Under the high enthalpy and low pressure conditions, Arc wind tunnel is suitable to simulate the hypersonic flight environment. Line ablation rate and Dimensionless quality ablation rate at thermal flux ~5 MW/m2 are determined.
A higher state experiment was carried out and the install diagram was shown in Figure 2.
Figure 1. Surface ablation in the model 1# experiment.
According to the experimental condition parameters, the dimensionless mass ablation rates were 0.364, a small difference to theoretic value 0.31. The surface temperature was expected to be above 2600˚C and the melting/decomposition occurred. Figure 3 shows the surface morphology of 2# sample.

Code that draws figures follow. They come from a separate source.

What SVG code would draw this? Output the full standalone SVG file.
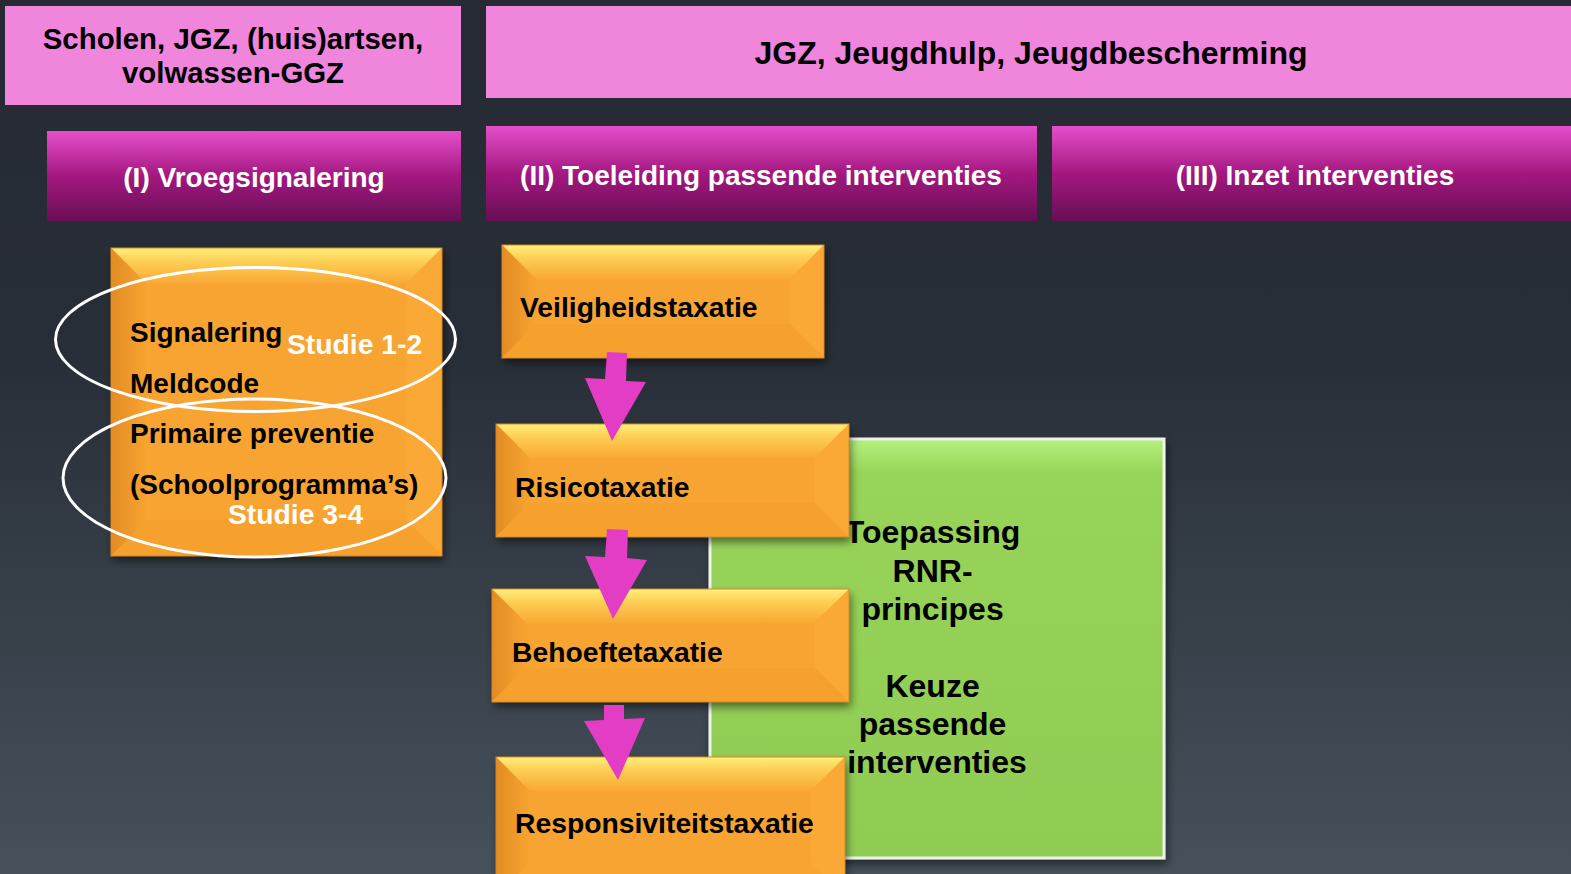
<svg xmlns="http://www.w3.org/2000/svg" width="1571" height="874" viewBox="0 0 1571 874">
<defs>
<linearGradient id="bg" x1="0" y1="0" x2="0" y2="1">
<stop offset="0" stop-color="#252a33"/><stop offset="0.4" stop-color="#282e37"/><stop offset="1" stop-color="#46515b"/>
</linearGradient>
<linearGradient id="hdr" x1="0" y1="0" x2="0" y2="1">
<stop offset="0" stop-color="#e64ecc"/><stop offset="0.5" stop-color="#a3187f"/><stop offset="1" stop-color="#680e55"/>
</linearGradient>
<linearGradient id="bevTop" x1="0" y1="0" x2="0" y2="1">
<stop offset="0" stop-color="#fff07c"/><stop offset="0.35" stop-color="#fdd056"/><stop offset="1" stop-color="#f9a834"/>
</linearGradient>
<linearGradient id="bevLeft" x1="0" y1="0" x2="1" y2="0">
<stop offset="0" stop-color="#e28c24"/><stop offset="1" stop-color="#f8a431"/>
</linearGradient>
<linearGradient id="grn" x1="0" y1="0" x2="0" y2="1">
<stop offset="0" stop-color="#b4f07e"/><stop offset="0.08" stop-color="#98d45a"/><stop offset="1" stop-color="#90cb52"/>
</linearGradient>
<filter id="sh" x="-10%" y="-10%" width="120%" height="130%">
<feDropShadow dx="2" dy="5" stdDeviation="4" flood-color="#000" flood-opacity="0.5"/>
</filter>
</defs>
<style>
text{font-family:"Liberation Sans",Arial,sans-serif;font-weight:bold}
.blk{fill:#000}
.wht{fill:#fff}
.pink{fill:#ef86dc}
.hdr{fill:url(#hdr)}
.base{fill:#f8a431}
.top{fill:url(#bevTop)}
.left{fill:url(#bevLeft)}
.right{fill:#faa836}
.bot{fill:#f6a02d}
.edge{fill:none;stroke:#d98a25;stroke-width:1}
.ell{fill:none;stroke:#fff;stroke-width:3}
.arr{fill:#e33cc5}
</style>
<rect x="0" y="0" width="1571" height="874" fill="url(#bg)"/>

<g id="org-left">
<rect class="pink" x="5" y="6" width="456" height="99"/>
<text class="blk" x="233" y="49" font-size="29.4" text-anchor="middle">Scholen, JGZ, (huis)artsen,</text>
<text class="blk" x="233" y="83" font-size="29.4" text-anchor="middle">volwassen-GGZ</text>
</g>
<g id="org-right">
<rect class="pink" x="486" y="6" width="1085" height="92"/>
<text class="blk" x="1031" y="64" font-size="32" text-anchor="middle">JGZ, Jeugdhulp, Jeugdbescherming</text>
</g>

<g id="phase-1">
<rect class="hdr" x="47" y="131" width="414" height="90"/>
<text class="wht" x="254" y="187" font-size="28" text-anchor="middle">(I) Vroegsignalering</text>
</g>
<g id="phase-2">
<rect class="hdr" x="486" y="126" width="551" height="95"/>
<text class="wht" x="761" y="185" font-size="28" text-anchor="middle">(II) Toeleiding passende interventies</text>
</g>
<g id="phase-3">
<rect class="hdr" x="1052" y="126" width="519" height="95"/>
<text class="wht" x="1315" y="185" font-size="28" text-anchor="middle">(III) Inzet interventies</text>
</g>

<g id="vroeg-box">
<g filter="url(#sh)">
<rect class="base" x="111" y="248" width="331" height="308"/>
</g>
<polygon class="top" points="111,248 442,248 406,284 147,284"/>
<polygon class="left" points="111,248 147,284 147,520 111,556"/>
<polygon class="right" points="442,248 442,556 406,520 406,284"/>
<polygon class="bot" points="111,556 147,520 406,520 442,556"/>
<rect class="edge" x="111" y="248" width="331" height="308"/>
<text class="blk" x="130" y="342" font-size="28">Signalering</text>
<text class="blk" x="130" y="393" font-size="28">Meldcode</text>
<text class="blk" x="130" y="443" font-size="28">Primaire preventie</text>
<text class="blk" x="130" y="494" font-size="28">(Schoolprogramma’s)</text>
</g>
<g id="studie-1-2">
<ellipse class="ell" cx="255.5" cy="339.5" rx="200" ry="72"/>
<text class="wht" x="287" y="354" font-size="28.3">Studie 1-2</text>
</g>
<g id="studie-3-4">
<ellipse class="ell" cx="254.5" cy="478" rx="191.5" ry="79"/>
<text class="wht" x="228" y="524" font-size="28.3">Studie 3-4</text>
</g>

<g id="rnr-box">
<g filter="url(#sh)">
<rect x="710" y="439" width="454" height="419" fill="url(#grn)" stroke="#eef3ea" stroke-width="3"/>
</g>
<text class="blk" font-size="32" text-anchor="middle">
<tspan x="937" y="543">Toepassing</tspan>
<tspan x="937" y="582">RNR-</tspan>
<tspan x="937" y="620">principes</tspan>
<tspan x="937" y="697">Keuze</tspan>
<tspan x="937" y="735">passende</tspan>
<tspan x="937" y="773">interventies</tspan>
</text>
</g>

<g id="veiligheid">
<g filter="url(#sh)"><rect class="base" x="502" y="245" width="322" height="113"/></g>
<polygon class="top" points="502,245 824,245 790,279 536,279"/>
<polygon class="left" points="502,245 536,279 536,324 502,358"/>
<polygon class="right" points="824,245 824,358 790,324 790,279"/>
<polygon class="bot" points="502,358 536,324 790,324 824,358"/>
<rect class="edge" x="502" y="245" width="322" height="113"/>
<text class="blk" x="520" y="317" font-size="28.3">Veiligheidstaxatie</text>
</g>

<g id="risico">
<g filter="url(#sh)"><rect class="base" x="496" y="424" width="353" height="113"/></g>
<polygon class="top" points="496,424 849,424 815,458 530,458"/>
<polygon class="left" points="496,424 530,458 530,503 496,537"/>
<polygon class="right" points="849,424 849,537 815,503 815,458"/>
<polygon class="bot" points="496,537 530,503 815,503 849,537"/>
<rect class="edge" x="496" y="424" width="353" height="113"/>
<text class="blk" x="515" y="497" font-size="28.3">Risicotaxatie</text>
</g>

<g id="behoefte">
<g filter="url(#sh)"><rect class="base" x="492" y="589" width="357" height="113"/></g>
<polygon class="top" points="492,589 849,589 815,623 526,623"/>
<polygon class="left" points="492,589 526,623 526,668 492,702"/>
<polygon class="right" points="849,589 849,702 815,668 815,623"/>
<polygon class="bot" points="492,702 526,668 815,668 849,702"/>
<rect class="edge" x="492" y="589" width="357" height="113"/>
<text class="blk" x="512" y="662" font-size="28.3">Behoeftetaxatie</text>
</g>

<g id="responsiviteit">
<g filter="url(#sh)"><rect class="base" x="496" y="757" width="349" height="140"/></g>
<polygon class="top" points="496,757 845,757 811,791 530,791"/>
<polygon class="left" points="496,757 530,791 530,863 496,897"/>
<polygon class="right" points="845,757 845,897 811,863 811,791"/>
<rect class="edge" x="496" y="757" width="349" height="140"/>
<text class="blk" x="515" y="833" font-size="28.3">Responsiviteitstaxatie</text>
</g>

<g id="connectors">
<polygon class="arr" points="607,352 627,353 626,381 646,382 612,441 585,378 605,379"/>
<polygon class="arr" points="607,529 628,530 627,558 647,560 613,619 585,556 605,557"/>
<polygon class="arr" points="604,705 624,705 624,719 645,718 618,780 584,721 604,720"/>
</g>
</svg>
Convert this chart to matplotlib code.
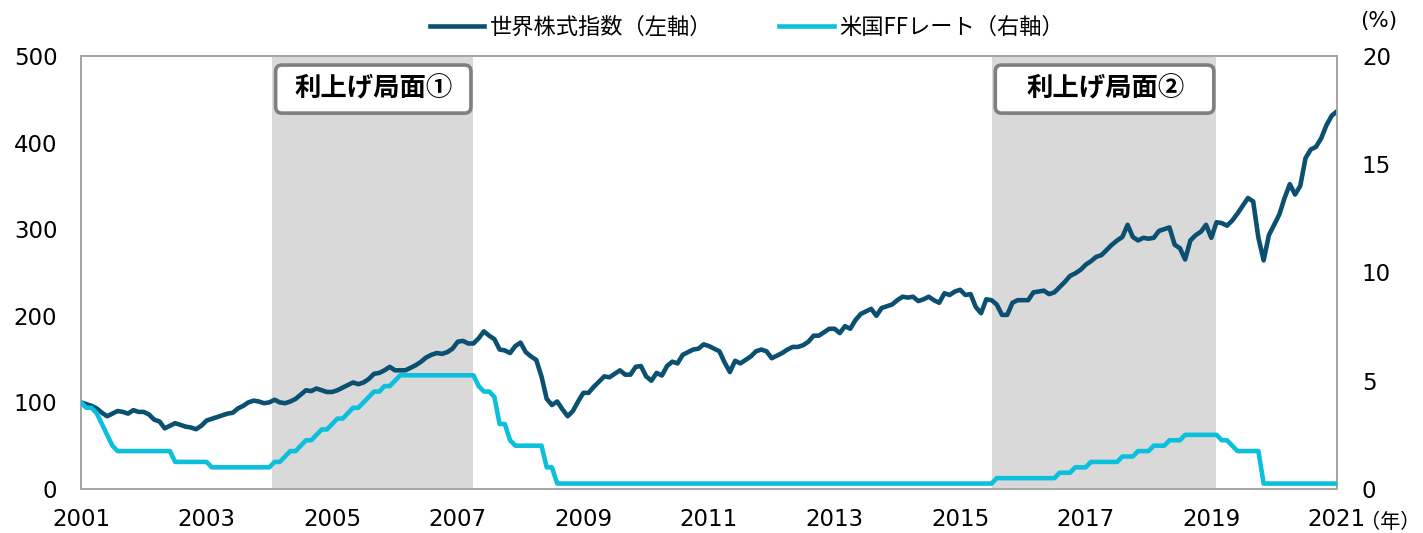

Ceramic matrix composites are ideal heat shield materials for reusable spacecrafts re-entering the Earth atmosphere. The interactions between the surface and the surrounding reactive gas determine the total heat flux to the wall and become design drivers for the thermal protection system . In aircraft design, in order to obtain better cost-effectiveness, the limitations of the space and parts on the aircraft tend to be strict, and the request for fine design is demanded. The reach on the ultimate ablation performance of C/SiC composite can be used to improve the design and the reliability of the aircraft. This paper presents C/SiC composite ablation experimental method and calculation method, the results of test and calculation agree well, which is useful to design the flight corridor. The validity of the temperature/ablation calculation method is confirmed for C/SiC
Figure 2. Schematic diagram of test parts installation.
Figure 3. Morphology of the model before and after ablation. (a) Before the experimental. (b) After the experimental.